A: There is no single best model. The market model is a good baseline due to simplicity and control for market movements. For more precision, especially cross-sectionally, use multifactor models like Fama-French or include industry factors. Always report results from multiple models as robustness checks.
Q: How do I handle overlapping events across firms?
A: Overlapping event windows create dependence that biases standard errors downward. Use clustered standard errors by date, bootstrap at the event-cluster level, or restrict your sample to non-overlapping windows for one check. Panel regressions with time fixed effects also help.
Q: Should I use intraday data for earnings releases?
A: If the information is released intraday and you want to capture immediate price response, intraday returns are preferable.
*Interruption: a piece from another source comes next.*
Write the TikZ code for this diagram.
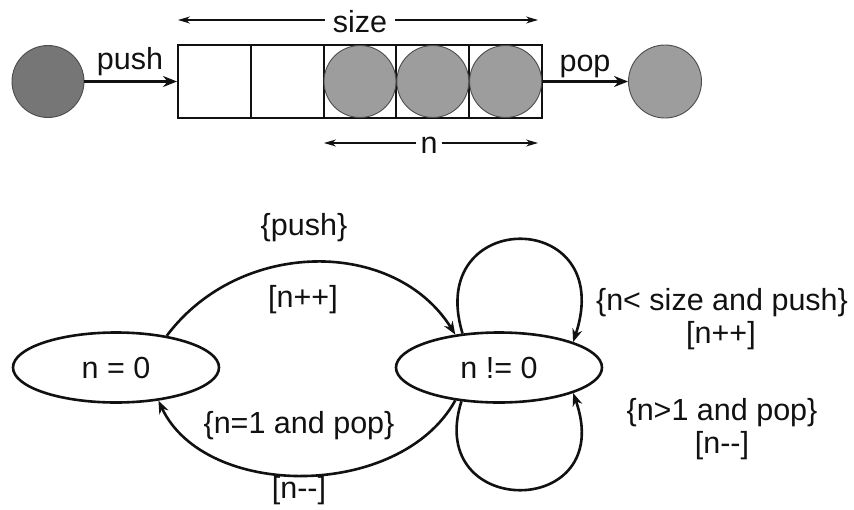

They require higher-frequency estimation windows and careful microstructure adjustments, but they reveal rapid reactions that daily data smooths over.
Q: How do I interpret a significant CAAR economically?
A: Translate CAAR into dollar impact by multiplying by market capitalization to assess economic magnitude. Consider trading costs and timing latency. A statistically significant CAAR that is smaller than transaction costs is not practically exploitable.
Bottom Line
Event studies give you a rigorous, replicable way to measure how announcements affect prices. The main tasks are defining the event precisely, choosing an appropriate normal-return model, computing abnormal returns and CARs, and running careful inference that accounts for cross-sectional dependence and model uncertainty.
If you want to apply this in practice, start with a market-model daily event study on a small set of events, then expand to multifactor models and bootstrap inference as you scale. Run robustness checks for window length, model specification, and confounding news before you rely on the results in a strategy or research paper.
At the end of the day, event studies are as much about disciplined data handling as they are about statistics. Design your analysis to be transparent and reproducible, and you'll be able to separate real market signals from noise.